▸ Set exercise: Transcribe all of the material below word for word and leave out its pictures.

▸ Given data:
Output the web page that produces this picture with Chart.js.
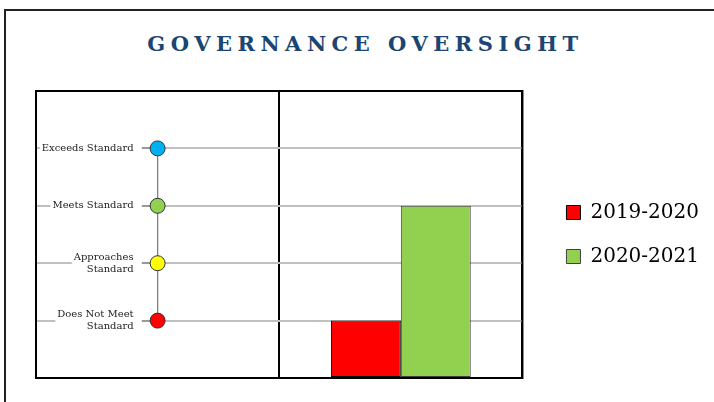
<!DOCTYPE html>
<html lang="en">
<head>
<meta charset="UTF-8">
<title>Governance Oversight</title>
<script src="https://cdn.jsdelivr.net/npm/chart.js"></script>
<style>
  html, body { margin: 0; padding: 0; background: #fff; overflow: hidden; }
  body { width: 714px; height: 402px; position: relative; }
  .frame { position: absolute; left: 4px; top: 9px; width: 800px; height: 500px; border-left: 2px solid #222; border-top: 2px solid #222; }
  .title { position: absolute; left: 0; top: 31px; width: 731px; text-align: center; font: bold 21px "DejaVu Serif", serif; letter-spacing: 5.5px; color: #1b4572; }
  .wrap { position: absolute; left: 0; top: 0; width: 714px; height: 402px; }
</style>
</head>
<body>
<div class="frame"></div>
<div class="title">GOVERNANCE OVERSIGHT</div>
<div class="wrap"><canvas id="chart"></canvas></div>

<script>
  // data
  const panels = ['Scale', 'Rating'];
  const levelNames = [['Exceeds Standard'], ['Meets Standard'], ['Approaches', 'Standard'], ['Does Not Meet', 'Standard']];
  const levelValues = [4, 3, 2, 1];
  const levelColors = ['#00b0f0', '#92d050', '#ffff00', '#ff0000'];
  const years = ['2019-2020', '2020-2021'];
  const ratings = [1, 3];
  const yearColors = ['#ff0000', '#92d050'];
  const yearBorders = ['#000000', '#404040'];

  const TICK_LEN = 16;

  // frame around the plot area
  const framePlugin = {
    id: 'frame',
    afterDatasetsDraw(chart) {
      const { ctx, chartArea: a } = chart;
      ctx.save();
      ctx.strokeStyle = '#000';
      ctx.lineWidth = 2;
      ctx.strokeRect(a.left, a.top, a.right - a.left, a.bottom - a.top);
      ctx.restore();
    }
  };

  // level names next to the scale, on a white box over the grid lines
  const levelLabels = {
    id: 'levelLabels',
    beforeDatasetsDraw(chart) {
      const { ctx, scales } = chart;
      const axisX = scales.x.getPixelForValue(0);
      const right = axisX - TICK_LEN - 8;
      const lh = 12;
      ctx.save();
      ctx.font = '10px "DejaVu Serif"';
      ctx.textAlign = 'right';
      ctx.textBaseline = 'middle';
      levelValues.forEach((v, i) => {
        const lines = levelNames[i];
        const y = scales.y.getPixelForValue(v);
        const w = Math.max(...lines.map(l => ctx.measureText(l).width));
        const top = y - lines.length * lh / 2;
        ctx.fillStyle = '#fff';
        ctx.fillRect(right - w - 2, top - 1, w + 2 + (axisX - TICK_LEN - right), lines.length * lh + 2);
        ctx.fillStyle = '#222';
        lines.forEach((l, k) => ctx.fillText(l, right, top + lh / 2 + k * lh));
      });
      ctx.restore();
    }
  };

  const barSets = years.map((y, i) => ({
    type: 'bar',
    label: y,
    data: panels.map((p, j) => (j === 1 ? ratings[i] : null)),
    backgroundColor: yearColors[i],
    borderColor: yearBorders[i],
    borderWidth: 1,
    borderSkipped: false,
    barPercentage: 1,
    categoryPercentage: 0.575
  }));

  new Chart(document.getElementById('chart'), {
    data: {
      labels: panels,
      datasets: [
        {
          type: 'line',
          label: 'levels',
          data: levelValues.map(v => ({ x: panels[0], y: v })),
          borderColor: '#808080',
          borderWidth: 1,
          pointRadius: 7.5,
          pointHoverRadius: 7.5,
          pointBackgroundColor: levelColors,
          pointBorderColor: '#333',
          pointBorderWidth: 1
        },
        ...barSets
      ]
    },
    options: {
      responsive: true,
      maintainAspectRatio: false,
      animation: false,
      layout: { padding: { top: 91, bottom: 24, left: 36, right: 5 } },
      plugins: {
        title: { display: false },
        tooltip: { enabled: false },
        legend: {
          position: 'right',
          maxWidth: 220,
          labels: {
            filter: item => item.datasetIndex > 0,
            boxWidth: 14,
            boxHeight: 14,
            padding: 24,
            color: '#000',
            font: { family: 'DejaVu Serif', size: 20 }
          }
        }
      },
      scales: {
        x: {
          type: 'category',
          offset: true,
          ticks: { display: false },
          grid: { offset: true, color: '#000', lineWidth: 2, drawTicks: false },
          border: { display: false }
        },
        y: {
          min: 0,
          max: 5,
          position: { x: 0 },
          ticks: { stepSize: 1, display: false },
          grid: {
            color: c => (c.tick && c.tick.value > 0 && c.tick.value < 5 ? '#c0c0c0' : 'rgba(0,0,0,0)'),
            tickColor: c => (c.tick && c.tick.value > 0 && c.tick.value < 5 ? '#999' : 'rgba(0,0,0,0)'),
            lineWidth: 2,
            tickLength: TICK_LEN
          },
          border: { display: false }
        },
        y2: {
          position: 'right',
          ticks: { display: false },
          grid: { drawOnChartArea: false, drawTicks: false },
          border: { display: false },
          afterFit: s => { s.width = 20; }
        }
      }
    },
    plugins: [framePlugin, levelLabels]
  });
</script>
</body>
</html>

▸ Reply:
Output the web page that produces this picture with Chart.js.
<!DOCTYPE html>
<html lang="en">
<head>
<meta charset="UTF-8">
<title>Governance Oversight</title>
<script src="https://cdn.jsdelivr.net/npm/chart.js"></script>
<style>
  html, body { margin: 0; padding: 0; background: #fff; overflow: hidden; }
  body { width: 714px; height: 402px; position: relative; }
  .frame { position: absolute; left: 4px; top: 9px; width: 800px; height: 500px; border-left: 2px solid #222; border-top: 2px solid #222; }
  .title { position: absolute; left: 0; top: 31px; width: 731px; text-align: center; font: bold 21px "DejaVu Serif", serif; letter-spacing: 5.5px; color: #1b4572; }
  .wrap { position: absolute; left: 0; top: 0; width: 714px; height: 402px; }
</style>
</head>
<body>
<div class="frame"></div>
<div class="title">GOVERNANCE OVERSIGHT</div>
<div class="wrap"><canvas id="chart"></canvas></div>

<script>
  // data
  const panels = ['Scale', 'Rating'];
  const levelNames = [['Exceeds Standard'], ['Meets Standard'], ['Approaches', 'Standard'], ['Does Not Meet', 'Standard']];
  const levelValues = [4, 3, 2, 1];
  const levelColors = ['#00b0f0', '#92d050', '#ffff00', '#ff0000'];
  const years = ['2019-2020', '2020-2021'];
  const ratings = [1, 3];
  const yearColors = ['#ff0000', '#92d050'];
  const yearBorders = ['#000000', '#404040'];

  const TICK_LEN = 16;

  // frame around the plot area
  const framePlugin = {
    id: 'frame',
    afterDatasetsDraw(chart) {
      const { ctx, chartArea: a } = chart;
      ctx.save();
      ctx.strokeStyle = '#000';
      ctx.lineWidth = 2;
      ctx.strokeRect(a.left, a.top, a.right - a.left, a.bottom - a.top);
      ctx.restore();
    }
  };

  // level names next to the scale, on a white box over the grid lines
  const levelLabels = {
    id: 'levelLabels',
    beforeDatasetsDraw(chart) {
      const { ctx, scales } = chart;
      const axisX = scales.x.getPixelForValue(0);
      const right = axisX - TICK_LEN - 8;
      const lh = 12;
      ctx.save();
      ctx.font = '10px "DejaVu Serif"';
      ctx.textAlign = 'right';
      ctx.textBaseline = 'middle';
      levelValues.forEach((v, i) => {
        const lines = levelNames[i];
        const y = scales.y.getPixelForValue(v);
        const w = Math.max(...lines.map(l => ctx.measureText(l).width));
        const top = y - lines.length * lh / 2;
        ctx.fillStyle = '#fff';
        ctx.fillRect(right - w - 2, top - 1, w + 2 + (axisX - TICK_LEN - right), lines.length * lh + 2);
        ctx.fillStyle = '#222';
        lines.forEach((l, k) => ctx.fillText(l, right, top + lh / 2 + k * lh));
      });
      ctx.restore();
    }
  };

  const barSets = years.map((y, i) => ({
    type: 'bar',
    label: y,
    data: panels.map((p, j) => (j === 1 ? ratings[i] : null)),
    backgroundColor: yearColors[i],
    borderColor: yearBorders[i],
    borderWidth: 1,
    borderSkipped: false,
    barPercentage: 1,
    categoryPercentage: 0.575
  }));

  new Chart(document.getElementById('chart'), {
    data: {
      labels: panels,
      datasets: [
        {
          type: 'line',
          label: 'levels',
          data: levelValues.map(v => ({ x: panels[0], y: v })),
          borderColor: '#808080',
          borderWidth: 1,
          pointRadius: 7.5,
          pointHoverRadius: 7.5,
          pointBackgroundColor: levelColors,
          pointBorderColor: '#333',
          pointBorderWidth: 1
        },
        ...barSets
      ]
    },
    options: {
      responsive: true,
      maintainAspectRatio: false,
      animation: false,
      layout: { padding: { top: 91, bottom: 24, left: 36, right: 5 } },
      plugins: {
        title: { display: false },
        tooltip: { enabled: false },
        legend: {
          position: 'right',
          maxWidth: 220,
          labels: {
            filter: item => item.datasetIndex > 0,
            boxWidth: 14,
            boxHeight: 14,
            padding: 24,
            color: '#000',
            font: { family: 'DejaVu Serif', size: 20 }
          }
        }
      },
      scales: {
        x: {
          type: 'category',
          offset: true,
          ticks: { display: false },
          grid: { offset: true, color: '#000', lineWidth: 2, drawTicks: false },
          border: { display: false }
        },
        y: {
          min: 0,
          max: 5,
          position: { x: 0 },
          ticks: { stepSize: 1, display: false },
          grid: {
            color: c => (c.tick && c.tick.value > 0 && c.tick.value < 5 ? '#c0c0c0' : 'rgba(0,0,0,0)'),
            tickColor: c => (c.tick && c.tick.value > 0 && c.tick.value < 5 ? '#999' : 'rgba(0,0,0,0)'),
            lineWidth: 2,
            tickLength: TICK_LEN
          },
          border: { display: false }
        },
        y2: {
          position: 'right',
          ticks: { display: false },
          grid: { drawOnChartArea: false, drawTicks: false },
          border: { display: false },
          afterFit: s => { s.width = 20; }
        }
      }
    },
    plugins: [framePlugin, levelLabels]
  });
</script>
</body>
</html>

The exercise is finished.